The second thing that bothers me about this is the lightning quickness with which the program has been explained to the press, mostly through unnamed sources. You’d almost think that some members of the Bush Administration wanted to convince the public that their secret program only dealt with killing bad guys. And when I say some members, I mean Dick Cheney.

Bobby Ghosh at TIME has some different information:

But two former ranking CIA officials have told TIME that there’s another equally plausible possibility: The program could have required the Agency to spy on Americans. Domestic surveillance is outside the CIA’s purview -– it’s usually the FBI’s job – and it’s easy to see why Cheney would have wanted to keep it from Congress.

Both officials say they were never told what was in the program, and that they’re only making calculated guesses. But their theory gibes with other reports, quoting ex-CIA officials, that say the program had to do with intelligence collection, not assassinations.

“People may want this to be about hit squads bumping off shady Saudis in Geneva, but that’s very unlikely,” says one official. “More likely, it was a plan to spy on some suspicious American citizens or organizations, without telling the FBI.”

A third CIA official who is familiar with details of the program says it was deemed unworkable and cancelled in 2004. It is not clear when or why the program was revived as a possibility, but it never got very far from the drawing board, as Republican Congressmen who received a confidential briefing about it by CIA Director Leon Panetta said.

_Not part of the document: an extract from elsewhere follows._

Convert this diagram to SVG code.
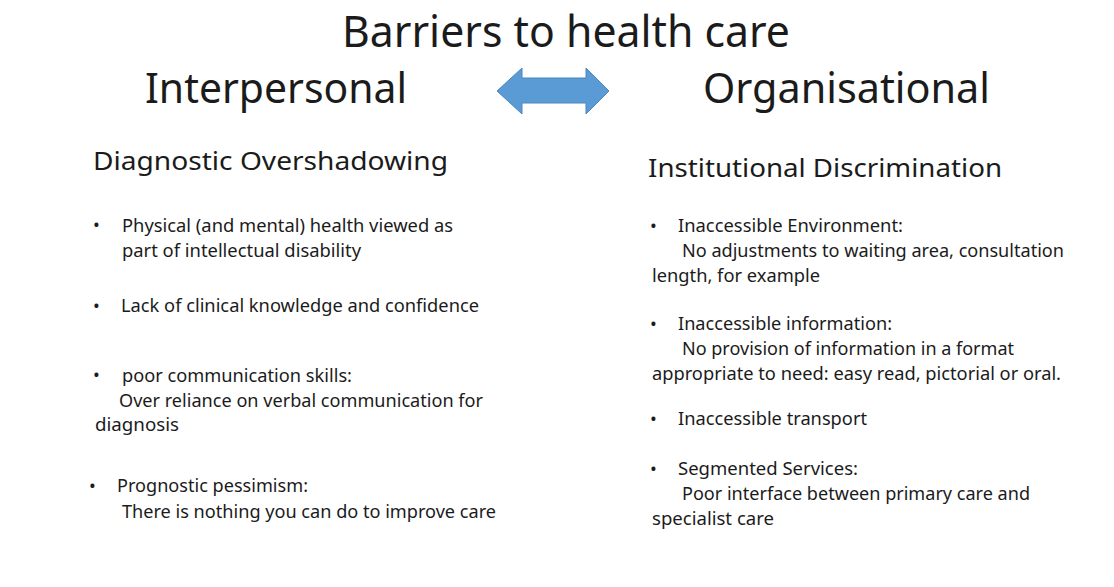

The Cheney Administration ran so many secret programs that only him and David Addington, in all likelihood, know which program corresponds to which set of briefings or lack of disclosure from Congress. In fact the Inspector General report stated that the wiretapping program had little effectiveness precisely because of all the secrecy. So when every newspaper in the world reports about targeted assassinations within a day of the disclosure of some secret program hid by Cheney, I’m immediately dubious of the information, or rather the disinformation.

One thing is clear – there are potentially tons of unturned out there, unbeknownst to the President and his staff, and these landmines can detonate at really any time, throwing the White House off track. They might want to send in a special prosecutor simply to defuse them.